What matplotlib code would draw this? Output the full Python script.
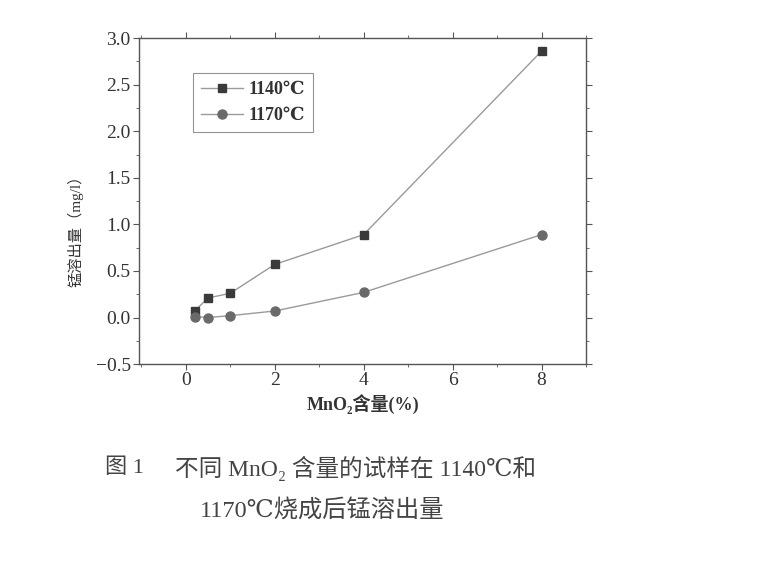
import matplotlib
matplotlib.use("Agg")
import matplotlib.pyplot as plt
from matplotlib.ticker import MultipleLocator

plt.rcParams['font.family'] = ['Liberation Serif', 'DejaVu Serif', 'Noto Sans CJK SC']
plt.rcParams['axes.unicode_minus'] = True

# MnO2 content (%) and Mn leaching (mg/l)
mno2 = [0.2, 0.5, 1, 2, 4, 8]
mn_1140 = [0.07, 0.21, 0.26, 0.57, 0.89, 2.86]
mn_1170 = [0.01, 0.0, 0.02, 0.07, 0.27, 0.89]
labels = ['1140℃', '1170℃']
yticks = [-0.5, 0, 0.5, 1.0, 1.5, 2.0, 2.5, 3.0]
ytick_labels = ['\u22120.5', '0.0', '0.5', '1.0', '1.5', '2.0', '2.5', '3.0']

ink = '#3a3a3a'
line_c = '#9a9a9a'

fig = plt.figure(figsize=(7.64, 5.61), dpi=100)
ax = fig.add_axes([0.182, 0.351, 0.585, 0.581])

ax.plot(mno2, mn_1140, color=line_c, lw=1.0, marker='s', ms=6,
        mfc=ink, mec=ink, label=labels[0])
ax.plot(mno2, mn_1170, color=line_c, lw=1.0, marker='o', ms=6.5,
        mfc='#6a6a6a', mec='#6a6a6a', label=labels[1])

ax.set_xlim(-1.05, 9.0)
ax.set_ylim(-0.5, 3.0)
ax.xaxis.set_major_locator(MultipleLocator(2))
ax.xaxis.set_minor_locator(MultipleLocator(1))
ax.yaxis.set_minor_locator(MultipleLocator(0.25))
ax.set_yticks(yticks)
ax.set_yticklabels(ytick_labels)

for s in ax.spines.values():
    s.set_color('#555555')
    s.set_linewidth(1.0)
ax.tick_params(which='both', colors='#555555', labelcolor='#333333',
               labelsize=14, top=True, right=True, pad=2)
ax.tick_params(which='major', length=4)
ax.tick_params(which='minor', length=2.5)

ax.set_xlabel('MnO₂含量(%)', fontsize=13, color='#333333', fontweight='bold',
              labelpad=3)
ax.set_ylabel('锰溶出量（mg/l）', fontsize=11, color='#333333')
ax.yaxis.set_label_coords(-0.125, 0.42)

leg = ax.legend(loc='upper left', bbox_to_anchor=(0.121, 0.893), borderaxespad=0,
                frameon=True, fancybox=False, handlelength=2.3,
                handletextpad=0.3, borderpad=0.45, labelspacing=0.5,
                prop={'weight': 'bold', 'size': 13})
leg.get_frame().set_edgecolor('#777777')
leg.get_frame().set_linewidth(0.8)
for t in leg.get_texts():
    t.set_color('#333333')

cap_c = '#444444'
fig.text(0.137, 0.165, '图 1', fontsize=16, color=cap_c, va='center')
fig.text(0.229, 0.165, '不同 MnO₂ 含量的试样在 1140℃和', fontsize=17,
         color=cap_c, va='center')
fig.text(0.262, 0.09, '1170℃烧成后锰溶出量', fontsize=17.5, color=cap_c,
         va='center')

fig.savefig('out.png', dpi=100)
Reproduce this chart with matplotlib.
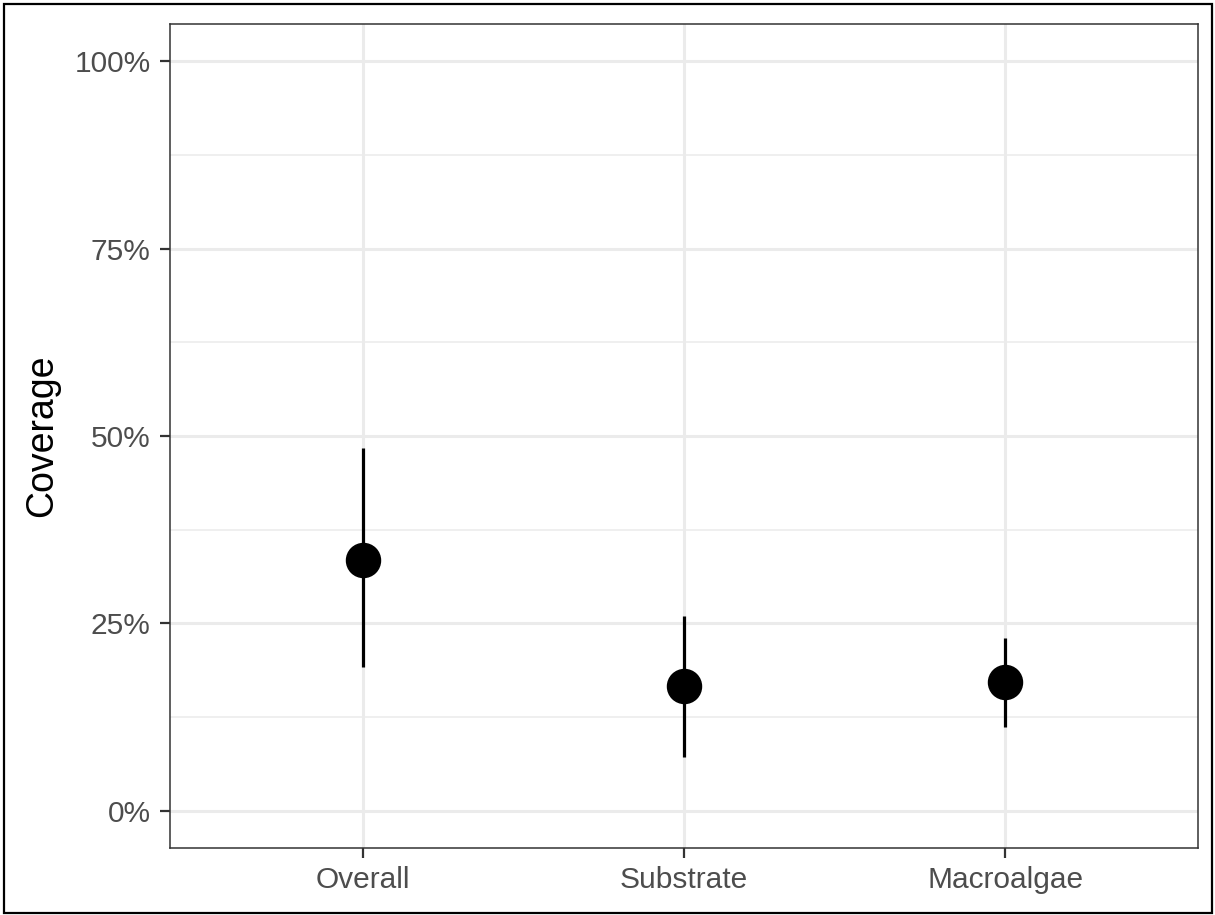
import numpy as np
import matplotlib
matplotlib.use("Agg")
import matplotlib.pyplot as plt
from matplotlib.patches import Rectangle
from matplotlib.ticker import FixedLocator, PercentFormatter

# ===== DATA =====
groups = ["Overall", "Substrate", "Macroalgae"]
coverage = [0.335, 0.166, 0.171]
lower = [0.191, 0.071, 0.111]
upper = [0.484, 0.260, 0.231]
y_ticks = [0.0, 0.25, 0.50, 0.75, 1.00]

plt.rcParams['font.family'] = ['Liberation Sans', 'DejaVu Sans']

W, H = 1215, 915
fig = plt.figure(figsize=(W / 100, H / 100), dpi=100)
ax = fig.add_axes([170 / W, (H - 848) / H, (1198 - 170) / W, (848 - 24) / H])

x = np.arange(1, len(groups) + 1)
cov = np.array(coverage)
err = [cov - np.array(lower), np.array(upper) - cov]

ax.errorbar(x, cov, yerr=err, fmt='o', color='black', ecolor='black',
            elinewidth=2.3, capsize=0, markersize=24.5, zorder=3)

ax.set_xlim(0.4, 3.6)
ax.set_ylim(-0.05, 1.05)
ax.set_xticks(x)
ax.set_xticklabels(groups)
ax.set_yticks(y_ticks)
ax.yaxis.set_major_formatter(PercentFormatter(1.0, decimals=0))
ax.yaxis.set_minor_locator(FixedLocator([0.125, 0.375, 0.625, 0.875]))

# theme_bw look
ax.set_axisbelow(True)
ax.grid(which='major', color='#EBEBEB', linewidth=2.2)
ax.grid(which='minor', axis='y', color='#EBEBEB', linewidth=1.1)
for s in ax.spines.values():
    s.set_color('#333333')
    s.set_linewidth(1.1)
ax.tick_params(which='major', length=7, width=1.6, color='#333333',
               labelsize=21.5, labelcolor='#4D4D4D')
ax.tick_params(axis='y', pad=7)
ax.tick_params(axis='x', pad=6)
ax.tick_params(which='minor', length=0)

ax.set_ylabel("Coverage", fontsize=27, color='black', labelpad=10)

# outer frame around the whole picture
fig.patches.append(Rectangle((4 / W, 2 / H), (1212 - 4) / W, (911 - 2) / H,
                             transform=fig.transFigure, fill=False,
                             edgecolor='black', linewidth=1.6))

fig.savefig("out.png", dpi=100)
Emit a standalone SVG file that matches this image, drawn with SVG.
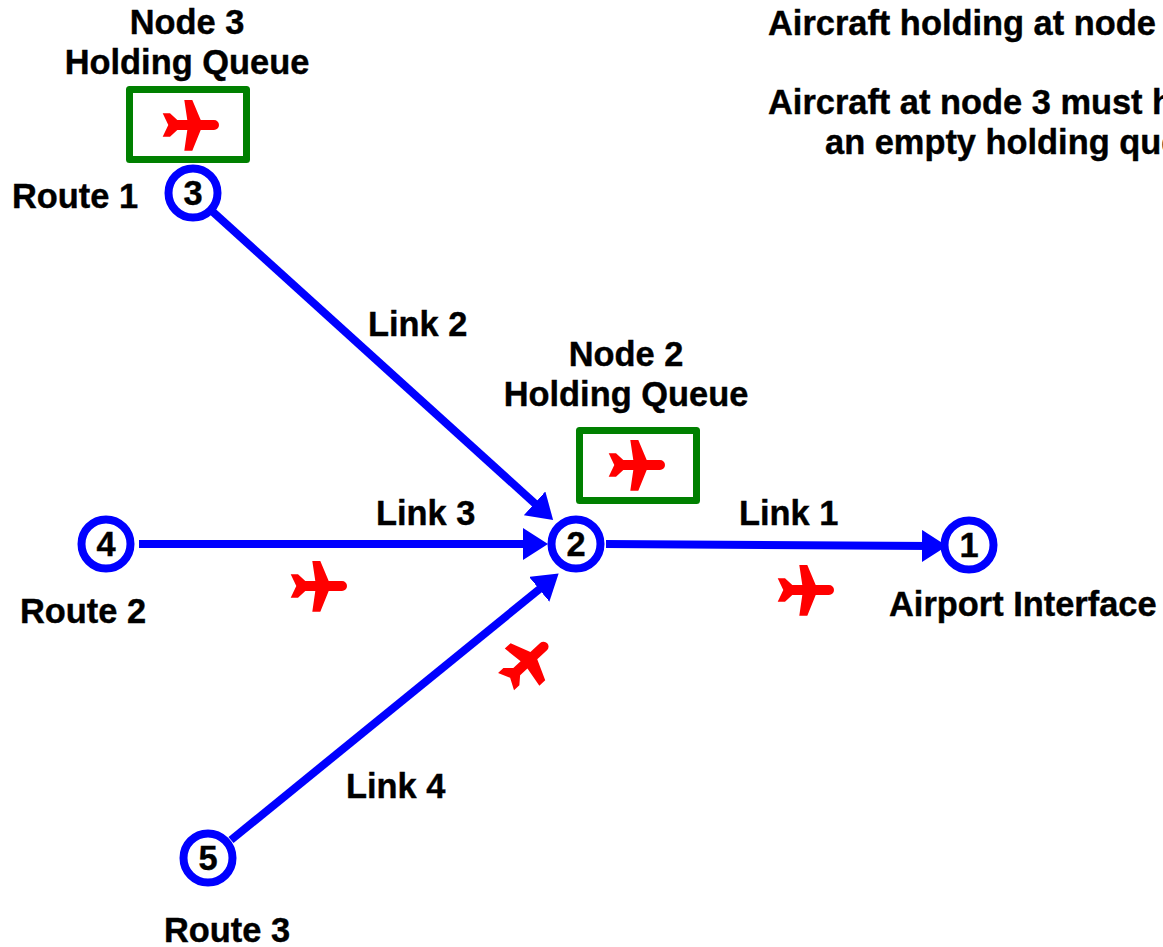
────────────────
→ **Exercise details**:
Write out the records above once more, word for word, with no pictures.

→ **Worked solution**:
What matplotlib code would draw this? Output the full Python script.
import matplotlib
matplotlib.use("Agg")
import matplotlib.pyplot as plt
from matplotlib.ticker import MultipleLocator

plt.rcParams['font.family'] = ['Liberation Serif', 'DejaVu Serif', 'Noto Sans CJK SC']
plt.rcParams['axes.unicode_minus'] = True

# MnO2 content (%) and Mn leaching (mg/l)
mno2 = [0.2, 0.5, 1, 2, 4, 8]
mn_1140 = [0.07, 0.21, 0.26, 0.57, 0.89, 2.86]
mn_1170 = [0.01, 0.0, 0.02, 0.07, 0.27, 0.89]
labels = ['1140℃', '1170℃']
yticks = [-0.5, 0, 0.5, 1.0, 1.5, 2.0, 2.5, 3.0]
ytick_labels = ['\u22120.5', '0.0', '0.5', '1.0', '1.5', '2.0', '2.5', '3.0']

ink = '#3a3a3a'
line_c = '#9a9a9a'

fig = plt.figure(figsize=(7.64, 5.61), dpi=100)
ax = fig.add_axes([0.182, 0.351, 0.585, 0.581])

ax.plot(mno2, mn_1140, color=line_c, lw=1.0, marker='s', ms=6,
        mfc=ink, mec=ink, label=labels[0])
ax.plot(mno2, mn_1170, color=line_c, lw=1.0, marker='o', ms=6.5,
        mfc='#6a6a6a', mec='#6a6a6a', label=labels[1])

ax.set_xlim(-1.05, 9.0)
ax.set_ylim(-0.5, 3.0)
ax.xaxis.set_major_locator(MultipleLocator(2))
ax.xaxis.set_minor_locator(MultipleLocator(1))
ax.yaxis.set_minor_locator(MultipleLocator(0.25))
ax.set_yticks(yticks)
ax.set_yticklabels(ytick_labels)

for s in ax.spines.values():
    s.set_color('#555555')
    s.set_linewidth(1.0)
ax.tick_params(which='both', colors='#555555', labelcolor='#333333',
               labelsize=14, top=True, right=True, pad=2)
ax.tick_params(which='major', length=4)
ax.tick_params(which='minor', length=2.5)

ax.set_xlabel('MnO₂含量(%)', fontsize=13, color='#333333', fontweight='bold',
              labelpad=3)
ax.set_ylabel('锰溶出量（mg/l）', fontsize=11, color='#333333')
ax.yaxis.set_label_coords(-0.125, 0.42)

leg = ax.legend(loc='upper left', bbox_to_anchor=(0.121, 0.893), borderaxespad=0,
                frameon=True, fancybox=False, handlelength=2.3,
                handletextpad=0.3, borderpad=0.45, labelspacing=0.5,
                prop={'weight': 'bold', 'size': 13})
leg.get_frame().set_edgecolor('#777777')
leg.get_frame().set_linewidth(0.8)
for t in leg.get_texts():
    t.set_color('#333333')

cap_c = '#444444'
fig.text(0.137, 0.165, '图 1', fontsize=16, color=cap_c, va='center')
fig.text(0.229, 0.165, '不同 MnO₂ 含量的试样在 1140℃和', fontsize=17,
         color=cap_c, va='center')
fig.text(0.262, 0.09, '1170℃烧成后锰溶出量', fontsize=17.5, color=cap_c,
         va='center')

fig.savefig('out.png', dpi=100)
Reproduce this chart with matplotlib.
import numpy as np
import matplotlib
matplotlib.use("Agg")
import matplotlib.pyplot as plt
from matplotlib.patches import Rectangle
from matplotlib.ticker import FixedLocator, PercentFormatter

# ===== DATA =====
groups = ["Overall", "Substrate", "Macroalgae"]
coverage = [0.335, 0.166, 0.171]
lower = [0.191, 0.071, 0.111]
upper = [0.484, 0.260, 0.231]
y_ticks = [0.0, 0.25, 0.50, 0.75, 1.00]

plt.rcParams['font.family'] = ['Liberation Sans', 'DejaVu Sans']

W, H = 1215, 915
fig = plt.figure(figsize=(W / 100, H / 100), dpi=100)
ax = fig.add_axes([170 / W, (H - 848) / H, (1198 - 170) / W, (848 - 24) / H])

x = np.arange(1, len(groups) + 1)
cov = np.array(coverage)
err = [cov - np.array(lower), np.array(upper) - cov]

ax.errorbar(x, cov, yerr=err, fmt='o', color='black', ecolor='black',
            elinewidth=2.3, capsize=0, markersize=24.5, zorder=3)

ax.set_xlim(0.4, 3.6)
ax.set_ylim(-0.05, 1.05)
ax.set_xticks(x)
ax.set_xticklabels(groups)
ax.set_yticks(y_ticks)
ax.yaxis.set_major_formatter(PercentFormatter(1.0, decimals=0))
ax.yaxis.set_minor_locator(FixedLocator([0.125, 0.375, 0.625, 0.875]))

# theme_bw look
ax.set_axisbelow(True)
ax.grid(which='major', color='#EBEBEB', linewidth=2.2)
ax.grid(which='minor', axis='y', color='#EBEBEB', linewidth=1.1)
for s in ax.spines.values():
    s.set_color('#333333')
    s.set_linewidth(1.1)
ax.tick_params(which='major', length=7, width=1.6, color='#333333',
               labelsize=21.5, labelcolor='#4D4D4D')
ax.tick_params(axis='y', pad=7)
ax.tick_params(axis='x', pad=6)
ax.tick_params(which='minor', length=0)

ax.set_ylabel("Coverage", fontsize=27, color='black', labelpad=10)

# outer frame around the whole picture
fig.patches.append(Rectangle((4 / W, 2 / H), (1212 - 4) / W, (911 - 2) / H,
                             transform=fig.transFigure, fill=False,
                             edgecolor='black', linewidth=1.6))

fig.savefig("out.png", dpi=100)
Emit a standalone SVG file that matches this image, drawn with SVG.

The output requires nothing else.